In February, federal District Court Judge James Redden accepted the government’s request for a 90-day remand during which it could address the judge’s very specific concerns with the 2008 BiOp and an Obama administration addendum called the Adaptive Management Implementation Plan.
“This was the Obama team’s chance to quit being evasive and do something to protect salmon in the Columbia-Snake River Basin,” Sedivy said. “It was their chance to follow, not avoid, the requirements of the Endangered Species Act. This was the administration’s opportunity to show how we can protect our rivers and watersheds from the effects of climate change. The administration could have brought people together to create a long-lasting solution for wild salmon rather than drive a wedge among them. This is a failure of massive proportions, not just for the administration but for the people of Idaho and the citizens of the Pacific Northwest.”
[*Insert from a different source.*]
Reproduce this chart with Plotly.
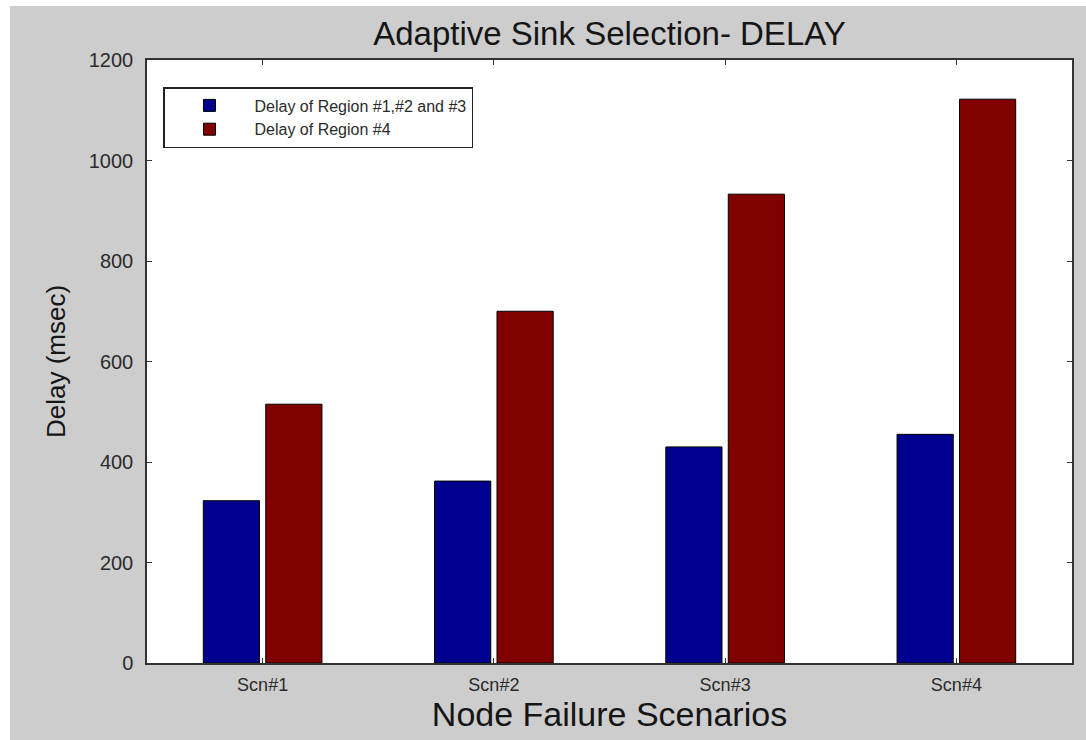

In legal proceedings, and particularly in writing, Judge Redden has been very clear about the federal plan’s shortcomings. On Feb. 10, 2010, he wrote to attorneys in the federal case: “Federal Defendants have an obligation under the Endangered Species Act (‘ESA’) to rely on the best available science. They cannot rely exclusively on materials that support one position, while ignoring new or opposing scientific information.”
The administration, unfortunately, continues to propose plans to continue planning and studies to initiate studies on a serious endangered species issue that’s been ongoing for 20 years. Real solutions to creating a scientifically-sound plan are clear. The plan must take seriously the removal of four dams on the lower Snake River; it must commit to spilling water over the dams to help out-migrating salmon; it must establish specific actions to combat the effects of climate change on salmon; it must apply the Endangered Species Act’s jeopardy standard for protecting imperiled species; and it must set a stakeholder table that will lead to substantive discussions on how all parties involved can be kept whole while recovering Idaho’s wild endangered salmon and steelhead.
“Sadly, this is just the latest in a long succession of missed opportunities,” Sedivy said. “These salmon are unique on a global scale and deserve our government’s immediate best efforts. This repackaged plan is a direct threat to our way of life in Idaho. It ignores the importance of salmon to our economy, fishing communities, healthy watersheds, healthy food source and our cultural and religious heritage. The people of Idaho deserve better.”
Sedivy said IRU and others are still anxiously anticipating more involvement from Idaho’s Congressional delegation. Last May, Sen. Mike Crapo, R-Idaho, expressed interest in supporting or leading a collaborative effort to bring stakeholders together to work on salmon recovery, with dam removal on the table. Similarly, Sen. Jim Risch, R-Idaho, has said he will work to bridge differences and seek common solutions.
“We’re still looking to our political leaders to step up and lead on this issue,” Sedivy said, “and we’re looking forward to regional discussions that will help put an end to this longstanding crisis. Now is the time to get these talks started.”